■ GIVEN MATERIAL

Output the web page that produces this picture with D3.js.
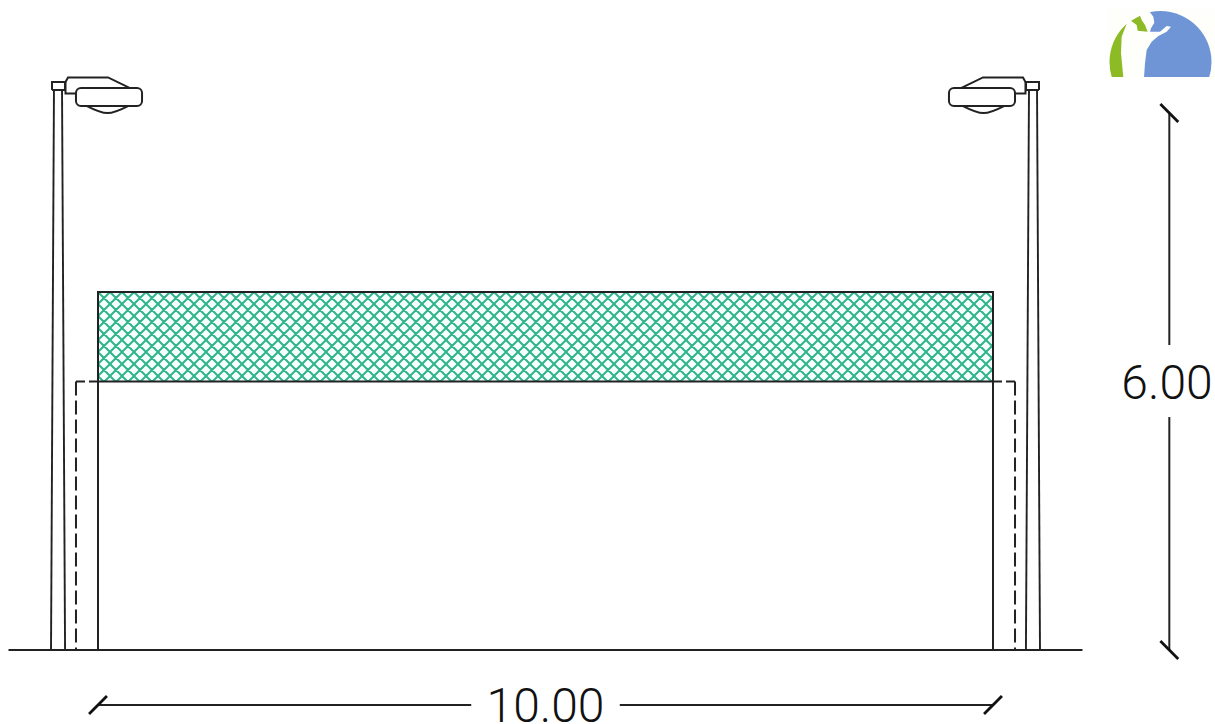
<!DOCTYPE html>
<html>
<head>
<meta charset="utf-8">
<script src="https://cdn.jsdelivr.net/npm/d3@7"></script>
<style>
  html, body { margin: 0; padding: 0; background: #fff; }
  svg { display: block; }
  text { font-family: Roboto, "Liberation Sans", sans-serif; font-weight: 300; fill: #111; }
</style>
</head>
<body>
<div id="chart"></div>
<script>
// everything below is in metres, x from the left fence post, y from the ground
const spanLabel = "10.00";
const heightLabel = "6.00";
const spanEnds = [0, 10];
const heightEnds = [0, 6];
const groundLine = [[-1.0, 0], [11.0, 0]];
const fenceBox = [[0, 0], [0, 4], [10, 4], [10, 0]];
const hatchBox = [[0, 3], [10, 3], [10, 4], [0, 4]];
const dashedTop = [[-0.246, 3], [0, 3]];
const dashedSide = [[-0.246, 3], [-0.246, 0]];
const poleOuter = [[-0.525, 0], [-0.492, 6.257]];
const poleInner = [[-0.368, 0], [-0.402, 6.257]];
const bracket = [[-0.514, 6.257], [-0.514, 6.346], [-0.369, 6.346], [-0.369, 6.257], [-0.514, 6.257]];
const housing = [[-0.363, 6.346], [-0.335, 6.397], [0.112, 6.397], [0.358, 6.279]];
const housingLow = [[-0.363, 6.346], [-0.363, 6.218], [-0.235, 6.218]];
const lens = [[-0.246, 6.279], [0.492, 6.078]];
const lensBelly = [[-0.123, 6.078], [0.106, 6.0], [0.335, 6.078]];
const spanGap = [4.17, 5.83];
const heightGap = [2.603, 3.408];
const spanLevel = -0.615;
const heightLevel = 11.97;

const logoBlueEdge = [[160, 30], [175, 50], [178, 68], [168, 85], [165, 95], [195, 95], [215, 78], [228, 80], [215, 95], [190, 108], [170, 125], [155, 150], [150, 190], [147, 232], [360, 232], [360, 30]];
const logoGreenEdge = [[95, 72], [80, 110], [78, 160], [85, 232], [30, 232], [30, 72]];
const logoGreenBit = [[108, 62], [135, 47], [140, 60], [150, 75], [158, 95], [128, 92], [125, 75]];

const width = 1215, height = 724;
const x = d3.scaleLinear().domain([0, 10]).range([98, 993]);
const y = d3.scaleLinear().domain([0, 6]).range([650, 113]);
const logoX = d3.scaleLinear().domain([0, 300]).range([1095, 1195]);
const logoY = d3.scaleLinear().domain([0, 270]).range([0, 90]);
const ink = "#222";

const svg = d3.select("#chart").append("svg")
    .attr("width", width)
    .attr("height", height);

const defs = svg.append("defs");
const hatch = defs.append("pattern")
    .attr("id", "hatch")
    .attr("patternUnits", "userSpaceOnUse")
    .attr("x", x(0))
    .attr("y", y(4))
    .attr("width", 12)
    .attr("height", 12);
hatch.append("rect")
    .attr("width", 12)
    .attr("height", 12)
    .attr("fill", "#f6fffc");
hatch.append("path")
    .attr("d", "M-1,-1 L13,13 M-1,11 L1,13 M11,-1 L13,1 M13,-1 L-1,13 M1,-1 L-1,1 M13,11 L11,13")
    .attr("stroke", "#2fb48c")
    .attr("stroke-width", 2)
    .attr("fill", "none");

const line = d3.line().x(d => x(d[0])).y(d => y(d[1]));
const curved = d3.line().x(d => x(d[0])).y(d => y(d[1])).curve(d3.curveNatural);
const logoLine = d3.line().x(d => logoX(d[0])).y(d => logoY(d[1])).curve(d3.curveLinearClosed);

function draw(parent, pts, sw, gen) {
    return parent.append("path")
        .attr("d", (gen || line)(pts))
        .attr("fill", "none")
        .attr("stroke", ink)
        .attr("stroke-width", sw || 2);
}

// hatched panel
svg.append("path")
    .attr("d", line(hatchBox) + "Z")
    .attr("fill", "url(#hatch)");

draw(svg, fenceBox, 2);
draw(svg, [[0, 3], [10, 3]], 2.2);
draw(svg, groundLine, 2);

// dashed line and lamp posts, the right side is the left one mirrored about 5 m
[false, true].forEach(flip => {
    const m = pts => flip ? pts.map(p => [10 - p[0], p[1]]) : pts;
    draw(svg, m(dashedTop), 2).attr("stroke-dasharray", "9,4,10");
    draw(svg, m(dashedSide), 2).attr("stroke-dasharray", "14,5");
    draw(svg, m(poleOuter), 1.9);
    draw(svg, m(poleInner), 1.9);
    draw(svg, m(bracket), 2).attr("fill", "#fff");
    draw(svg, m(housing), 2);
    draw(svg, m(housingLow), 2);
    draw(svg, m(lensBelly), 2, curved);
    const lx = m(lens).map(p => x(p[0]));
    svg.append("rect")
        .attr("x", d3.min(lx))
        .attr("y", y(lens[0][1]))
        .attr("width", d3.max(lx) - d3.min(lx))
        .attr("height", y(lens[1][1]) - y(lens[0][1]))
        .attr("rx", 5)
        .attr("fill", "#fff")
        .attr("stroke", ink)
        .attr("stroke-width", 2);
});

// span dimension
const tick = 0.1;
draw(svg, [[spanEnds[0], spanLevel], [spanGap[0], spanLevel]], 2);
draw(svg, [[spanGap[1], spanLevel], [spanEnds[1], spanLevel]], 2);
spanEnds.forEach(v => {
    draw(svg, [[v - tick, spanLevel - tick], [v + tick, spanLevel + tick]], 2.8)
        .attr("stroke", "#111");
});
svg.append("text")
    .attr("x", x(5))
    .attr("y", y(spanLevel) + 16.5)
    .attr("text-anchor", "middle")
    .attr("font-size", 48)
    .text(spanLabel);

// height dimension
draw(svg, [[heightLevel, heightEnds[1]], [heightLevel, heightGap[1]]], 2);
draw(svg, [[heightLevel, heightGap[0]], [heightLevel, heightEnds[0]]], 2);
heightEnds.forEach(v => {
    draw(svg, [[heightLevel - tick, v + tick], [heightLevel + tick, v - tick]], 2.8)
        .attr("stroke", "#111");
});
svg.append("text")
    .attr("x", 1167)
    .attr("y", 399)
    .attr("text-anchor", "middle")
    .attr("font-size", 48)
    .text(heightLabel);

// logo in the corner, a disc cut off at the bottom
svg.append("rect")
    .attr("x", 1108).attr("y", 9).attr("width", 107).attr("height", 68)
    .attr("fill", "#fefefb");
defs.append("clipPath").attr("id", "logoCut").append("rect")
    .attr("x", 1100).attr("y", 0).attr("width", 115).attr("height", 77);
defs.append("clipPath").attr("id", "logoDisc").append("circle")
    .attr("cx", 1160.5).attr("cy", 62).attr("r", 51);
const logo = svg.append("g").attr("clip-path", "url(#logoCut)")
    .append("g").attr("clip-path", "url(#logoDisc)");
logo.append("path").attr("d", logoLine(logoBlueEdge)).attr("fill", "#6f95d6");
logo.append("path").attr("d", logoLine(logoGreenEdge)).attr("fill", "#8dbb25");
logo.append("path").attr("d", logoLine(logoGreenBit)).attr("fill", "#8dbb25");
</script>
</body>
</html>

■ BRIEF
Restate only the lines running from the start of the material above through the line containing "const heightLevel = 11.97;", ends included. No pictures.

■ ANSWER IN FULL
Output the web page that produces this picture with D3.js.
<!DOCTYPE html>
<html>
<head>
<meta charset="utf-8">
<script src="https://cdn.jsdelivr.net/npm/d3@7"></script>
<style>
  html, body { margin: 0; padding: 0; background: #fff; }
  svg { display: block; }
  text { font-family: Roboto, "Liberation Sans", sans-serif; font-weight: 300; fill: #111; }
</style>
</head>
<body>
<div id="chart"></div>
<script>
// everything below is in metres, x from the left fence post, y from the ground
const spanLabel = "10.00";
const heightLabel = "6.00";
const spanEnds = [0, 10];
const heightEnds = [0, 6];
const groundLine = [[-1.0, 0], [11.0, 0]];
const fenceBox = [[0, 0], [0, 4], [10, 4], [10, 0]];
const hatchBox = [[0, 3], [10, 3], [10, 4], [0, 4]];
const dashedTop = [[-0.246, 3], [0, 3]];
const dashedSide = [[-0.246, 3], [-0.246, 0]];
const poleOuter = [[-0.525, 0], [-0.492, 6.257]];
const poleInner = [[-0.368, 0], [-0.402, 6.257]];
const bracket = [[-0.514, 6.257], [-0.514, 6.346], [-0.369, 6.346], [-0.369, 6.257], [-0.514, 6.257]];
const housing = [[-0.363, 6.346], [-0.335, 6.397], [0.112, 6.397], [0.358, 6.279]];
const housingLow = [[-0.363, 6.346], [-0.363, 6.218], [-0.235, 6.218]];
const lens = [[-0.246, 6.279], [0.492, 6.078]];
const lensBelly = [[-0.123, 6.078], [0.106, 6.0], [0.335, 6.078]];
const spanGap = [4.17, 5.83];
const heightGap = [2.603, 3.408];
const spanLevel = -0.615;
const heightLevel = 11.97;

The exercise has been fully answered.